GNU Parallel and Slurm’s srun command
Here is the example, commented, job submission file serial_batch.sh:
#!/bin/bash --login #SBATCH -n 40 #Number of processors in our pool #SBATCH -o output.%J #Job output #SBATCH -t 12:00:00 #Max wall time for entire job #change the partition to compute if running in Swansea #SBATCH -p htc #Use the High Throughput partition which is intended for serial jobs module purge module load hpcw module load parallel # Define srun arguments: srun="srun -n1 -N1 --exclusive" # --exclusive ensures srun uses distinct CPUs for each job step # -N1 -n1 allocates a single core to each task # Define parallel arguments: parallel="parallel -N 1 --delay .2 -j $SLURM_NTASKS --joblog parallel_joblog --resume" # -N 1 is number of arguments to pass to each job # --delay .2 prevents overloading the controlling node on short jobs # -j $SLURM_NTASKS is the number of concurrent tasks parallel runs, so number of CPUs allocated # --joblog name parallel's log file of tasks it has run # --resume parallel can use a joblog and this to continue an interrupted run (job resubmitted) # Run the tasks: $parallel "$srun ./runtask arg1:{1}" ::: {1..64} # in this case, we are running a script named runtask, and passing it a single argument # {1} is the first argument # parallel uses ::: to separate options. Here {1..64} is a shell expansion defining the values for # the first argument, but could be any shell command # # so parallel will run the runtask script for the numbers 1 through 64, with a max of 40 running # at any one time # # as an example, the first job will be run like this: # srun -N1 -n1 --exclusive ./runtask arg1:1
So, in the above we are requesting an allocation from Slurm of 12 processors, but we have 32 tasks to run. Parallel will execute the jobs as soon as space on our allocation becomes available (i.e. tasks finish). As this does not have the overhead of setting up a new full job, it is more efficient.

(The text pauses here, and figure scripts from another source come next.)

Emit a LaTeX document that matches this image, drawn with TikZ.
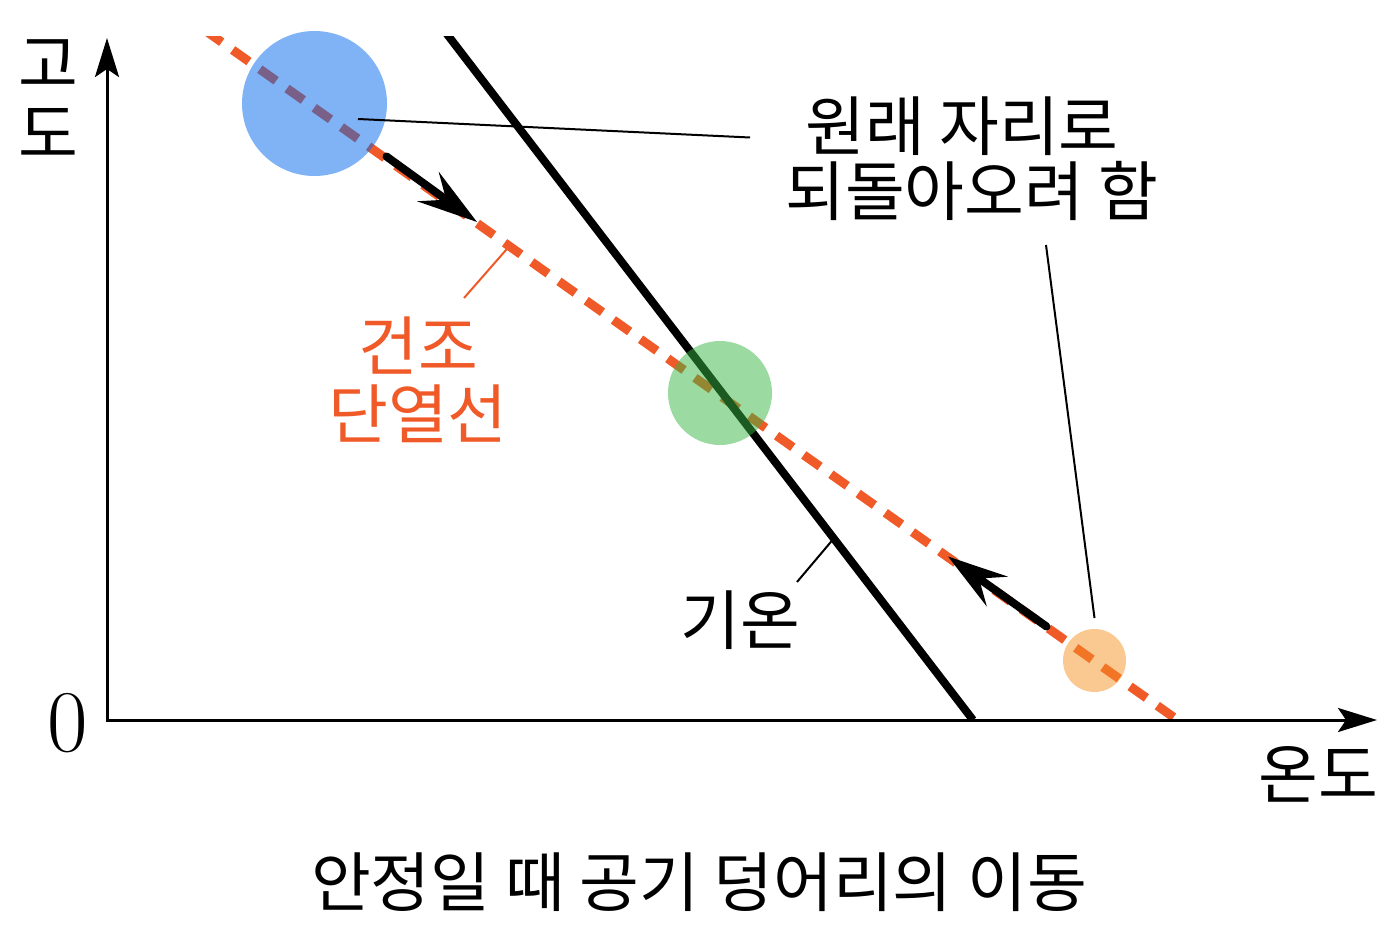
\documentclass[tikz,border=0pt]{standalone}
\usepackage{fontspec}
\newfontfamily\kr{Noto Sans CJK KR}
\usetikzlibrary{arrows.meta}
\definecolor{dal}{RGB}{240,90,40}
\definecolor{pblue}{RGB}{1,103,235}
\definecolor{pgreen}{RGB}{55,181,65}
\definecolor{porange}{RGB}{245,145,35}
\begin{document}
\begin{tikzpicture}[x=1pt,y=-1pt,
  txt/.style={font=\kr\fontsize{65}{75}\selectfont, inner sep=0pt},
  axis/.style={line width=3pt, {Stealth[length=39pt,width=24pt,inset=8pt]}-{Stealth[length=39pt,width=24pt,inset=8pt]}},
  move/.style={line width=8pt, line cap=round, -{Stealth[length=60pt,width=36pt,inset=22pt]}},
  parcel/.style={fill opacity=0.5, draw=none},
  leader/.style={line width=2pt},
  adiab/.style={line width=9pt, dal, dash pattern=on 20pt off 13.34pt, dash phase=24.34pt},
  temp/.style={line width=8pt, black}
]
\useasboundingbox (0,0) rectangle (1398,931);

% coordinates
\coordinate (o) at (107,720);
\coordinate (ytop) at (107,38);
\coordinate (xend) at (1377,720);
\coordinate (dA) at ({214.4-20*0.8157},{37-20*0.5785});
\coordinate (dB) at (1177.5,720);
\coordinate (tA) at ({450-0.611*10},{38-0.791*10});
\coordinate (tB) at (973,720);

\begin{scope}
  \clip (0,37) rectangle (1398,720);
  \draw[adiab] (dA) -- (dB);
  \draw[temp] (tA) -- (tB);
\end{scope}

% axes
\draw[axis] (ytop) -- (o) -- (xend);

% parcels
\fill[parcel, pblue] (314.5,103.5) circle (72.5pt);
\fill[parcel, pgreen] (720,393) circle (52pt);
\fill[parcel, porange] (1094.5,660.5) circle (31.5pt);

% movement arrows
\coordinate (m1a) at (386.5,156.5);
\coordinate (m1b) at (477,222);
\coordinate (m2a) at (1046.5,626.5);
\coordinate (m2b) at (948,556.5);
\draw[move] (m1a) -- (m1b);
\draw[move] (m2a) -- (m2b);

% labels
\node[txt] (g1) at (48,64) {고};
\node[txt] (g2) at (48,133) {도};
\node[inner sep=0pt, font=\fontsize{88}{88}\selectfont] (zero) at (68,723) {0};
\node[txt] (on) at (1318,774) {온도};
\node[txt] (r1) at (962,126) {원래 자리로};
\node[txt] (r2) at (972,191) {되돌아오려 함};
\node[txt, text=dal] (k1) at (418,346) {건조};
\node[txt, text=dal] (k2) at (418,414) {단열선};
\node[txt] (gi) at (740,620) {기온};
\node[txt] (cap) at (699,882) {안정일 때 공기 덩어리의 이동};

% leaders
\coordinate (l1a) at (358,119);
\coordinate (l1b) at (750,137.5);
\coordinate (l2a) at (1046,245);
\coordinate (l2b) at (1094.5,618);
\coordinate (l3a) at (464,298);
\coordinate (l3b) at (509.5,246);
\coordinate (l4a) at (797,582);
\coordinate (l4b) at (832.5,540);
\draw[leader] (l1a) -- (l1b);
\draw[leader] (l2a) -- (l2b);
\draw[leader, dal] (l3a) -- (l3b);
\draw[leader] (l4a) -- (l4b);
\end{tikzpicture}
\end{document}
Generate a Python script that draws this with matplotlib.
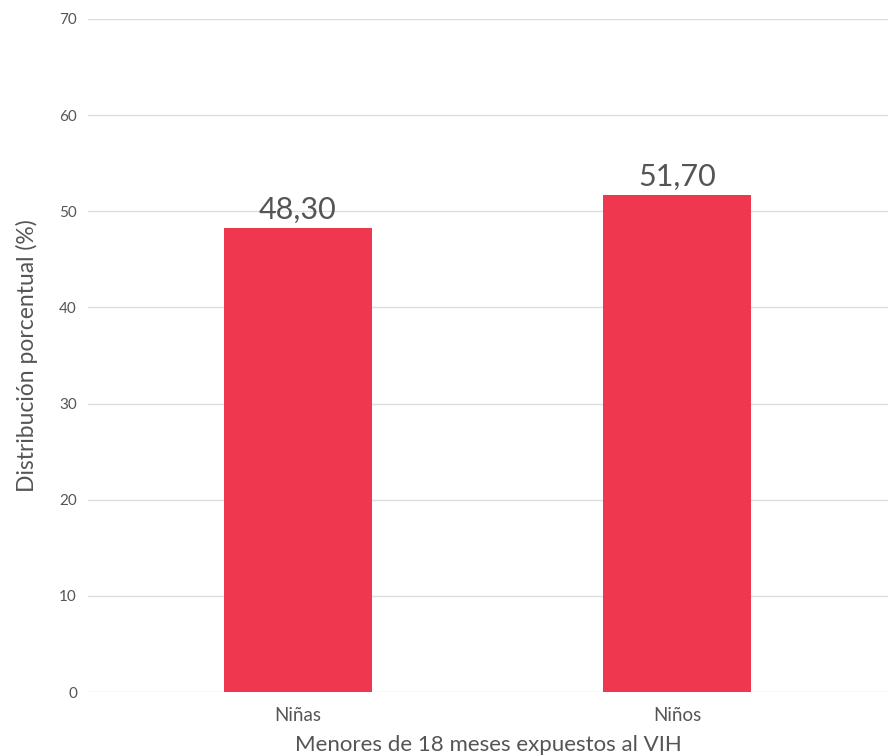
import matplotlib
matplotlib.use("Agg")
import matplotlib.pyplot as plt

categories = ["Niñas", "Niños"]
values = [48.30, 51.70]
value_labels = ["48,30", "51,70"]
yticks = [0, 10, 20, 30, 40, 50, 60, 70]

plt.rcParams['font.family'] = ['Lato', 'DejaVu Sans']
text_color = "#555555"

fig = plt.figure(figsize=(8.88, 7.56), dpi=100)
ax = fig.add_axes([88/888, 1-692/756, 800/888, (692-19)/756])

x = list(range(len(categories)))
bars = ax.bar(x, values, width=0.39, color="#EF374F", zorder=3)
for xi, v, lab in zip(x, values, value_labels):
    ax.annotate(lab, (xi, v), xytext=(0, 3), textcoords="offset points",
                ha="center", va="bottom", fontsize=22, color=text_color, zorder=4)

ax.set_xlim(-0.554, 1.557)
ax.set_ylim(0, 70)
ax.set_yticks(yticks)
ax.set_yticklabels([str(t) for t in yticks], fontsize=11, color=text_color)
ax.set_xticks(x)
ax.set_xticklabels(categories, fontsize=13.5, color=text_color)
ax.grid(axis="y", color="#dddddd", linewidth=1, zorder=0)
ax.tick_params(axis="y", length=0, pad=8)
ax.tick_params(axis="x", length=0, pad=11)
for s in ax.spines.values():
    s.set_visible(False)

ax.set_xlabel("Menores de 18 meses expuestos al VIH", fontsize=16, color=text_color, labelpad=8)
ax.set_ylabel("Distribución porcentual (%)", fontsize=16.5, color=text_color, labelpad=15)

fig.savefig("out.png", dpi=100)
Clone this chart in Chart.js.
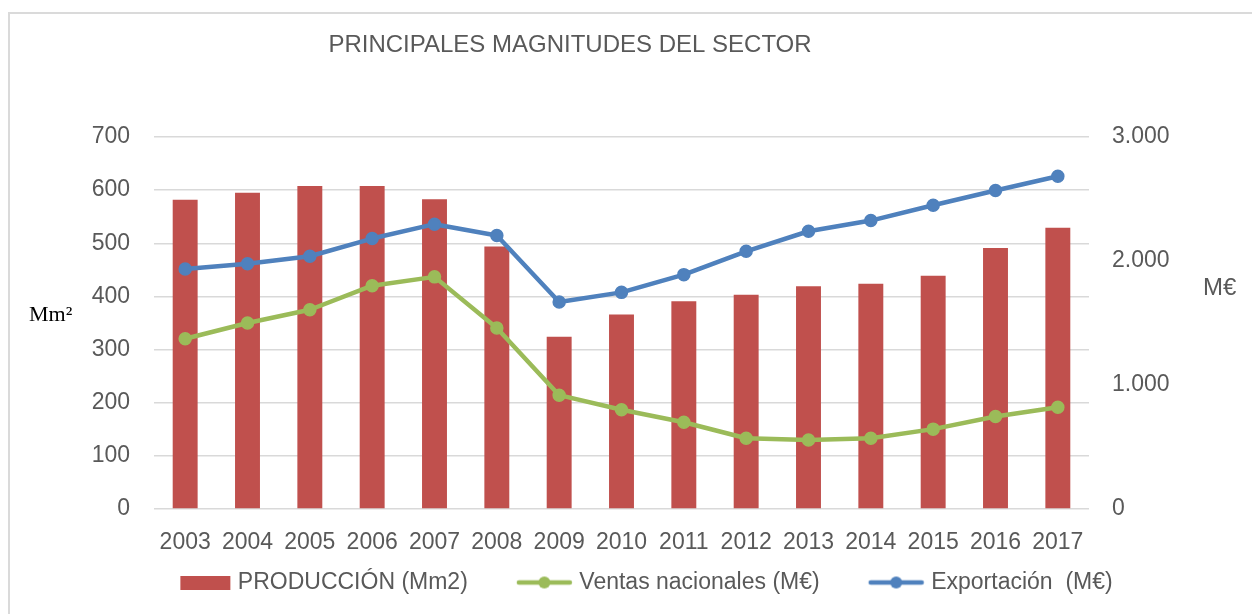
<!DOCTYPE html>
<html>
<head>
<meta charset="utf-8">
<script src="https://cdn.jsdelivr.net/npm/chart.js@4/dist/chart.umd.min.js"></script>
<style>
  html, body { margin: 0; padding: 0; background: #fff; overflow: hidden; }
  #frame {
    position: absolute; left: 8px; top: 12px;
    width: 1400px; height: 800px;
    border-left: 2px solid #dadada; border-top: 2px solid #dadada;
  }
  #chart { position: absolute; left: 0; top: 0; }
</style>
</head>
<body>
<div id="frame"></div>
<canvas id="chart" width="1252" height="614"></canvas>
<script>
// Data
const years = ['2003', '2004', '2005', '2006', '2007', '2008', '2009', '2010',
  '2011', '2012', '2013', '2014', '2015', '2016', '2017'];
const produccion = [582, 595, 608, 608, 583, 494, 324, 366, 391, 403, 419, 424, 439, 491, 529];
const ventasNacionales = [1373, 1500, 1607, 1801, 1872, 1460, 918, 800, 700, 571, 557, 571, 644, 746, 821];
const exportacion = [1936, 1977, 2038, 2181, 2297, 2205, 1670, 1747, 1890, 2078, 2240, 2326, 2450, 2569, 2684];

const leftTicks = [0, 100, 200, 300, 400, 500, 600, 700];
const rightTicks = [0, 1000, 2000, 3000];

const RED = '#C0504D';
const GREEN = '#9BBB59';
const BLUE = '#4F81BD';
const TEXT = '#595959';
const GRID = '#D9D9D9';
const FONT = "'Liberation Sans', Arial, sans-serif";

// spanish thousands separator: 3000 -> 3.000
function formatMiles(v) {
  return String(v).replace(/\B(?=(\d{3})+(?!\d))/g, '.');
}

// legend symbols, drawn at the right end of a wider transparent box
// so the gaps between items look like the original
const SYM_BOX = 87;
const SYM_W = 97;

function barSymbol(color) {
  const c = document.createElement('canvas');
  c.width = SYM_W;
  c.height = 14;
  const ctx = c.getContext('2d');
  ctx.fillStyle = color;
  ctx.fillRect(SYM_W - 51, 0, 50, 14);
  return c;
}

function lineSymbol(color) {
  const c = document.createElement('canvas');
  c.width = SYM_W;
  c.height = 14;
  const ctx = c.getContext('2d');
  const x0 = SYM_W - 57;
  ctx.strokeStyle = color;
  ctx.lineWidth = 4.5;
  ctx.lineCap = 'round';
  ctx.beginPath();
  ctx.moveTo(x0 + 3, 7);
  ctx.lineTo(x0 + 54, 7);
  ctx.stroke();
  ctx.fillStyle = color;
  ctx.beginPath();
  ctx.arc(x0 + 28.5, 7, 6, 0, Math.PI * 2);
  ctx.fill();
  return c;
}

// title and axis captions placed like the original
const captions = {
  id: 'captions',
  afterDraw(chart) {
    const ctx = chart.ctx;
    const area = chart.chartArea;
    ctx.save();
    ctx.textBaseline = 'middle';

    ctx.fillStyle = TEXT;
    ctx.font = `24px ${FONT}`;
    ctx.textAlign = 'center';
    ctx.fillText('PRINCIPALES MAGNITUDES DEL SECTOR', 570, 45);

    ctx.fillStyle = '#000';
    ctx.font = "22px 'Liberation Serif', 'Times New Roman', serif";
    ctx.textAlign = 'left';
    ctx.fillText('Mm²', 29, 315);

    ctx.fillStyle = TEXT;
    ctx.font = `24px ${FONT}`;
    ctx.fillText('M€', area.right + 114, 288);
    ctx.restore();
  }
};

const ctx = document.getElementById('chart').getContext('2d');
new Chart(ctx, {
  data: {
    labels: years,
    datasets: [{
      type: 'bar',
      label: 'PRODUCCIÓN (Mm2)',
      data: produccion,
      backgroundColor: RED,
      yAxisID: 'y',
      categoryPercentage: 1,
      barPercentage: 0.4,
      order: 2
    }, {
      type: 'line',
      label: 'Ventas nacionales (M€)',
      data: ventasNacionales,
      borderColor: GREEN,
      backgroundColor: GREEN,
      borderWidth: 4.5,
      borderCapStyle: 'round',
      borderJoinStyle: 'round',
      tension: 0,
      pointRadius: 6,
      pointBorderWidth: 1.5,
      pointBackgroundColor: GREEN,
      pointBorderColor: GREEN,
      yAxisID: 'y1',
      order: 1
    }, {
      type: 'line',
      label: 'Exportación  (M€)',
      data: exportacion,
      borderColor: BLUE,
      backgroundColor: BLUE,
      borderWidth: 4.5,
      borderCapStyle: 'round',
      borderJoinStyle: 'round',
      tension: 0,
      pointRadius: 6,
      pointBorderWidth: 1.5,
      pointBackgroundColor: BLUE,
      pointBorderColor: BLUE,
      yAxisID: 'y1',
      order: 0
    }]
  },
  options: {
    responsive: false,
    animation: false,
    devicePixelRatio: 1,
    layout: {
      padding: { top: 137, bottom: 10, left: 0, right: 0 }
    },
    scales: {
      x: {
        grid: { display: false, drawTicks: false },
        border: { display: false },
        ticks: {
          color: TEXT,
          font: { family: FONT, size: 23 },
          padding: 20,
          maxRotation: 0,
          autoSkip: false
        },
        // labels are clipped to the axis box, keep it tall enough for them
        afterFit(scale) { scale.height = 49; }
      },
      y: {
        position: 'left',
        min: 0,
        max: 700,
        afterBuildTicks(scale) { scale.ticks = leftTicks.map(v => ({ value: v })); },
        grid: { color: GRID, lineWidth: 1.5, drawTicks: false },
        border: { display: false },
        ticks: {
          color: TEXT,
          font: { family: FONT, size: 23 },
          padding: 24
        },
        afterFit(scale) { scale.width = 154; }
      },
      y1: {
        position: 'right',
        min: 0,
        max: 3000,
        afterBuildTicks(scale) { scale.ticks = rightTicks.map(v => ({ value: v })); },
        grid: { display: false, drawTicks: false },
        border: { display: false },
        ticks: {
          color: TEXT,
          font: { family: FONT, size: 23 },
          padding: 23,
          callback: v => formatMiles(v)
        },
        afterFit(scale) { scale.width = 163; }
      }
    },
    plugins: {
      title: { display: false },
      tooltip: { enabled: false },
      legend: {
        position: 'bottom',
        labels: {
          color: TEXT,
          font: { family: FONT, size: 23 },
          padding: 13,
          usePointStyle: true,
          pointStyleWidth: SYM_BOX,
          sort: (a, b) => a.datasetIndex - b.datasetIndex,
          generateLabels(chart) {
            const items = Chart.defaults.plugins.legend.labels.generateLabels(chart);
            items.forEach(item => {
              const ds = chart.data.datasets[item.datasetIndex];
              item.pointStyle = ds.type === 'line' ? lineSymbol(ds.borderColor) : barSymbol(ds.backgroundColor);
            });
            return items;
          }
        }
      }
    }
  },
  plugins: [captions]
});
</script>
</body>
</html>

A simple ‘runtask’ script that demonstrates the principal by logging helpful text is included here, courtesy of the University of Chicago Research Computing Centre:
#!/bin/sh # this script echoes some useful output so we can see what parallel # and srun are doing sleepsecs=$[($RANDOM % 10) + 10]s # $1 is arg1:{1} from parallel. # $PARALLEL_SEQ is a special variable from parallel. It the actual sequence # number of the job regardless of the arguments given # We output the sleep time, hostname, and date for more info> echo task $1 seq:$PARALLEL_SEQ sleep:$sleepsecs host:$(hostname) date:$(date) # sleep a random amount of time sleep $sleepsecs
So, one would simply submit the job script as per normal:
$ sbatch serial_batch.sh
And we then see output in the Slurm job output file like this:
... task arg1:34 seq:34 sleep:11s host:ccs0132 date:Fri 29 Jun 09:37:26 BST 2018 srun: Exclusive so allocate job details task arg1:38 seq:38 sleep:12s host:ccs0132 date:Fri 29 Jun 09:37:27 BST 2018 srun: Exclusive so allocate job details task arg1:45 seq:45 sleep:11s host:ccs0132 date:Fri 29 Jun 09:37:29 BST 2018 srun: Exclusive so allocate job details task arg1:41 seq:41 sleep:12s host:ccs0132 date:Fri 29 Jun 09:37:28 BST 2018 srun: Exclusive so allocate job details task arg1:47 seq:47 sleep:11s host:ccs0132 date:Fri 29 Jun 09:37:29 BST 2018 srun: Exclusive so allocate job details ...
Also the parallel job log records completed tasks:
Seq Host Starttime JobRuntime Send Receive Exitval Signal Command 8 : 1530261102.040 11.088 0 75 0 0 srun -n1 -N1 --exclusive ./runtask arg1:8 9 : 1530261102.248 11.088 0 75 0 0 srun -n1 -N1 --exclusive ./runtask arg1:9 5 : 1530261101.385 12.088 0 75 0 0 srun -n1 -N1 --exclusive ./runtask arg1:5 12 : 1530261102.897 12.105 0 77 0 0 srun -n1 -N1 --exclusive ./runtask arg1:12 1 : 1530261100.475 17.082 0 75 0 0 srun -n1 -N1 --exclusive ./runtask arg1:1 2 : 1530261100.695 17.091 0 75 0 0 srun -n1 -N1 --exclusive ./runtask arg1:2 3 : 1530261100.926 17.088 0 75 0 0 srun -n1 -N1 --exclusive ./runtask arg1:3 10 : 1530261102.450 16.088 0 77 0 0 srun -n1 -N1 --exclusive ./runtask arg1:10 6 : 1530261101.589 17.082 0 75 0 0 srun -n1 -N1 --exclusive ./runtask arg1:6 ...
So, by tweaking a few simple commands in the job script and having a ‘runtask’ script that does something useful, we can accomplish a neat, efficient serial batch system.
Multi-Threaded Tasks
It is trivially possible to use the above technique and scripts, with a very small modification, to run multi-threaded or otherwise intra-node parallel tasks. We achieve this by changing the SBATCH directive specifying processor requirement (#SBATCH -n …) in the submission script to the following form:
#SBATCH --nodes=3 #SBATCH --ntasks-per-node=3 #SBATCH --cpus-per-task=4
In this case, parallel will launch across 3 nodes, and will run 3 tasks of 4 processor each per node.